Nikola advertises a battery electric heavy truck with 330 miles of range. Nikola and Volvo seems to still be pretending that they are going to use hydrogen but at the same time they are selling a lot of battery electric at this point and not a whole lot of hydrogen trucks. Mostly ranges are creeping up to the point where drivers must stop to take a break anyway that is long enough to top the battery up. So, the range anxiety argument is simply not there. It's a pure cost driven thing. And it's not like hydrogen fueling is particularly fast or cheap.

Of course, a lot of companies are opting for shorter range trucks because they are much cheaper and because that suits their needs. Long haul electric trucks are more expensive. Because of the extra batteries. So, yes, the sweet spot of the market is short haul, for now. But there's nothing inherently hard about longer range trucks. It's just a cost and supply chain issue. As battery production scales and prices come down further, we'll see more companies dip their toes into long haul.
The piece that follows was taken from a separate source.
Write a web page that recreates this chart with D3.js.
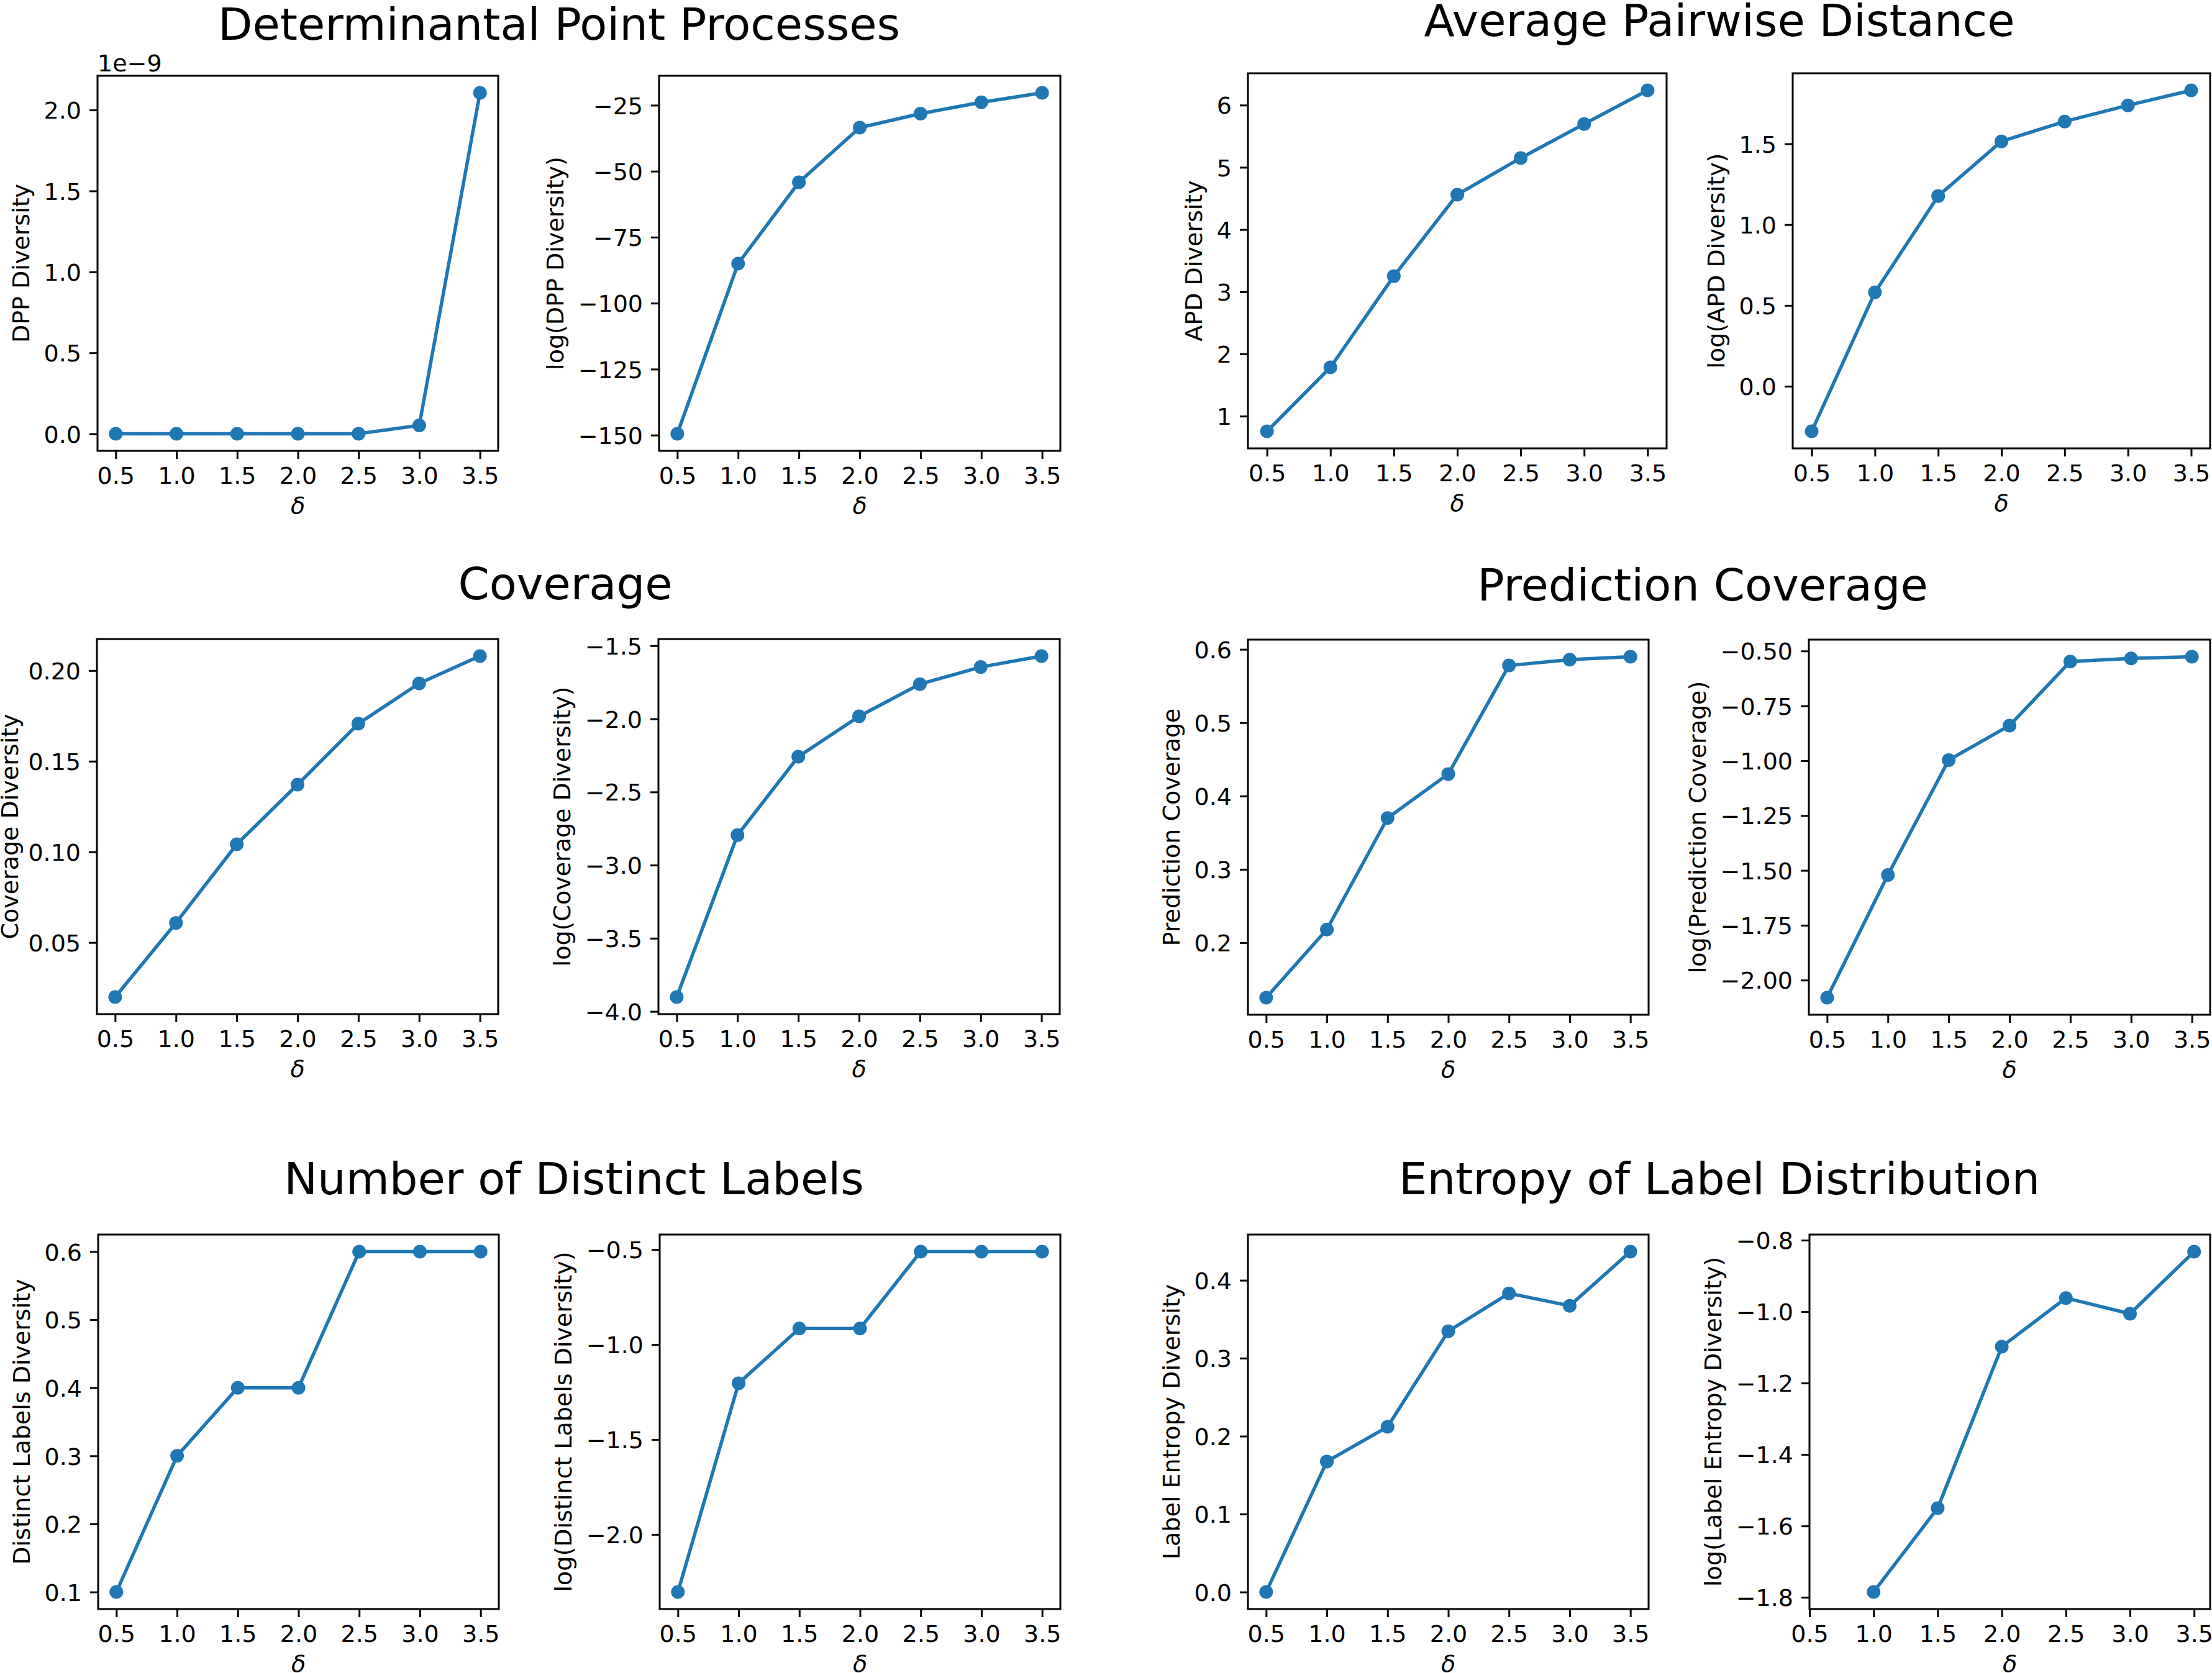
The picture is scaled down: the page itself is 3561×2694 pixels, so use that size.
<!DOCTYPE html>
<html>
<head>
<meta charset="utf-8">
<script src="https://cdn.jsdelivr.net/npm/d3@7"></script>
<style>
  html, body { margin: 0; padding: 0; background: #ffffff; }
  svg { display: block; }
  text { font-family: "DejaVu Sans", sans-serif; fill: #000; }
</style>
</head>
<body>
<script>
// ---------------- DATA ----------------
const deltas = [0.5, 1.0, 1.5, 2.0, 2.5, 3.0, 3.5];
const xTicks = [0.5, 1.0, 1.5, 2.0, 2.5, 3.0, 3.5];

const dppDiversity = [1.6e-65, 1.2e-37, 2.9e-24, 2.8e-15, 5.6e-13, 5.2e-11, 2.106e-9];
const logDppDiversity = [-149.5, -85.0, -54.2, -33.5, -28.2, -23.9, -20.3];
const apdDiversity = [0.756, 1.785, 3.251, 4.561, 5.150, 5.697, 6.238];
const logApdDiversity = [-0.279, 0.581, 1.177, 1.515, 1.638, 1.738, 1.831];
const coverageDiversity = [0.0199, 0.0608, 0.1042, 0.1371, 0.1707, 0.1929, 0.2080];
const logCoverageDiversity = [-3.902, -2.795, -2.259, -1.983, -1.763, -1.646, -1.571];
const predictionCoverage = [0.125, 0.218, 0.370, 0.430, 0.578, 0.586, 0.590];
const logPredictionCoverage = [-2.080, -1.521, -0.997, -0.840, -0.548, -0.534, -0.526];
const distinctLabelsDiversity = [0.1, 0.3, 0.4, 0.4, 0.6, 0.6, 0.6];
const logDistinctLabelsDiversity = [-2.303, -1.204, -0.916, -0.916, -0.511, -0.511, -0.511];
const labelEntropyDiversity = [0.0, 0.1675, 0.212, 0.3346, 0.3832, 0.3673, 0.4368];
const logLabelEntropyDiversity = [null, -1.785, -1.550, -1.098, -0.962, -1.006, -0.832];

const groupTitles = ["Determinantal Point Processes", "Average Pairwise Distance",
                     "Coverage", "Prediction Coverage",
                     "Number of Distinct Labels", "Entropy of Label Distribution"];

const yLabels = ["DPP Diversity", "log(DPP Diversity)", "APD Diversity", "log(APD Diversity)",
                 "Coverage Diversity", "log(Coverage Diversity)", "Prediction Coverage", "log(Prediction Coverage)",
                 "Distinct Labels Diversity", "log(Distinct Labels Diversity)", "Label Entropy Diversity", "log(Label Entropy Diversity)"];

const yTickValues = [
  [0.0, 0.5, 1.0, 1.5, 2.0],
  [-150, -125, -100, -75, -50, -25],
  [1, 2, 3, 4, 5, 6],
  [0.0, 0.5, 1.0, 1.5],
  [0.05, 0.10, 0.15, 0.20],
  [-4.0, -3.5, -3.0, -2.5, -2.0, -1.5],
  [0.2, 0.3, 0.4, 0.5, 0.6],
  [-2.00, -1.75, -1.50, -1.25, -1.00, -0.75, -0.50],
  [0.1, 0.2, 0.3, 0.4, 0.5, 0.6],
  [-2.0, -1.5, -1.0, -0.5],
  [0.0, 0.1, 0.2, 0.3, 0.4],
  [-1.8, -1.6, -1.4, -1.2, -1.0, -0.8]
];
const yTickFormats = [".1f", ".0f", ".0f", ".1f", ".2f", ".1f", ".1f", ".2f", ".1f", ".1f", ".1f", ".1f"];
const seriesList = [dppDiversity, logDppDiversity, apdDiversity, logApdDiversity,
                    coverageDiversity, logCoverageDiversity, predictionCoverage, logPredictionCoverage,
                    distinctLabelsDiversity, logDistinctLabelsDiversity, labelEntropyDiversity, logLabelEntropyDiversity];
const offsetExponent = [-9, 0, 0, 0, 0, 0, 0, 0, 0, 0, 0, 0];

// ---------------- LAYOUT ----------------
const W = 3561, H = 2694;
const boxes = [
  [157, 122, 802, 726], [1061, 122, 1707, 726], [2009, 118, 2683, 722], [2886, 118, 3558, 722],
  [156, 1029, 802, 1633], [1060, 1029, 1706, 1633], [2009, 1030, 2654, 1634], [2912, 1030, 3558, 1634],
  [158, 1988, 803, 2591], [1062, 1988, 1707, 2591], [2009, 1988, 2654, 2591], [2913, 1988, 3558, 2591]
];
const titlePos = [[900, 64], [2768, 58], [910, 965], [2741, 967], [924, 1923], [2768, 1923]];

const C = "#1f77b4";
const FS = 38, TITLE_FS = 72, TICK = 13, PAD = 13, LW = 5.5, R = 11;

const svg = d3.select("body").append("svg").attr("width", W).attr("height", H);
svg.append("rect").attr("width", W).attr("height", H).attr("fill", "#fff");

groupTitles.forEach((t, i) => {
  svg.append("text").attr("x", titlePos[i][0]).attr("y", titlePos[i][1])
    .attr("text-anchor", "middle").attr("font-size", TITLE_FS).text(t);
});

function panel(i) {
  const [x0, y0, x1, y1] = boxes[i];
  const vals = seriesList[i];
  const pts = deltas.map((d, k) => [d, vals[k]]).filter(p => p[1] !== null && isFinite(p[1]));
  const xs = pts.map(p => p[0]), ys = pts.map(p => p[1]);
  const xmin = d3.min(xs), xmax = d3.max(xs), xr = xmax - xmin;
  const xd = [Math.min(xmin - 0.05 * xr, d3.min(deltas)), xmax + 0.05 * xr];
  const ymin = d3.min(ys), ymax = d3.max(ys), yr = ymax - ymin;
  const yd = [ymin - 0.05 * yr, ymax + 0.05 * yr];
  const x = d3.scaleLinear().domain(xd).range([x0, x1]);
  const y = d3.scaleLinear().domain(yd).range([y1, y0]);
  const scaleF = Math.pow(10, offsetExponent[i]);

  const g = svg.append("g");

  const line = d3.line().x(p => x(p[0])).y(p => y(p[1]));
  g.append("path").datum(pts).attr("d", line).attr("fill", "none")
    .attr("stroke", C).attr("stroke-width", LW).attr("stroke-linejoin", "round");
  g.selectAll("circle.pt").data(pts).join("circle").attr("class", "pt")
    .attr("cx", p => x(p[0])).attr("cy", p => y(p[1])).attr("r", R).attr("fill", C);

  const xa = g.append("g").attr("transform", `translate(0,${y1})`)
    .call(d3.axisBottom(x).tickValues(xTicks).tickFormat(d3.format(".1f")).tickSize(TICK).tickSizeOuter(0));
  xa.select(".domain").remove();
  xa.selectAll(".tick line").attr("stroke", "#000").attr("stroke-width", 3);
  xa.selectAll(".tick text").attr("y", 53).attr("dy", null)
    .attr("font-size", FS).attr("font-family", "DejaVu Sans").attr("fill", "#000");

  const fmt = d3.format(yTickFormats[i]);
  const ya = g.append("g").attr("transform", `translate(${x0},0)`)
    .call(d3.axisLeft(y).tickValues(yTickValues[i].map(v => v * scaleF))
      .tickFormat(v => fmt(v / scaleF)).tickSize(TICK).tickSizeOuter(0));
  ya.select(".domain").remove();
  ya.selectAll(".tick line").attr("stroke", "#000").attr("stroke-width", 3);
  ya.selectAll(".tick text").attr("x", -(TICK + PAD)).attr("dy", "0.36em")
    .attr("font-size", FS).attr("font-family", "DejaVu Sans").attr("fill", "#000");

  g.append("rect").attr("x", x0).attr("y", y0).attr("width", x1 - x0).attr("height", y1 - y0)
    .attr("fill", "none").attr("stroke", "#000").attr("stroke-width", 3);

  g.append("text").attr("x", (x0 + x1) / 2).attr("y", y1 + 101).attr("text-anchor", "middle")
    .attr("font-size", FS).attr("font-style", "italic").text("δ");

  const bb = ya.node().getBBox();
  const lx = Math.max(x0 + bb.x - 15 - 0.236 * FS, 0.76 * FS);
  g.append("text").attr("transform", `translate(${lx},${(y0 + y1) / 2}) rotate(-90)`)
    .attr("text-anchor", "middle").attr("font-size", FS).text(yLabels[i]);

  if (offsetExponent[i] !== 0) {
    g.append("text").attr("x", x0).attr("y", y0 - 7).attr("font-size", FS)
      .text("1e" + d3.format("")(offsetExponent[i]));
  }
}

for (let i = 0; i < 12; i++) panel(i);
</script>
</body>
</html>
Self driving is a thing that multiple electric truck and van companies are talking about at this point as something that they want to do. It's still pretty far out but it's not that much harder than self driving cars. But as I said, the bigger challenge here is simply replacing fleets which is an inherently slow process. But of course that's exactly where the money is going to be for manufacturers.

1 comments

For long range trucks (electric) there could be (in theory) yet another possibility, adding a trailer on the highways.

Not entirely unlike existing multi-trailer (used on some roads in Australia), so called Road Trains, but limited to two trailers, the main one and the battery trailer:

https://en.wikipedia.org/wiki/Road_train

the truck would enter the highway, stop at a service station, add a "powerpack" battery trailer, drive until the next station, swap battery trailer as many times as needed, then leave it at the last service station before destination.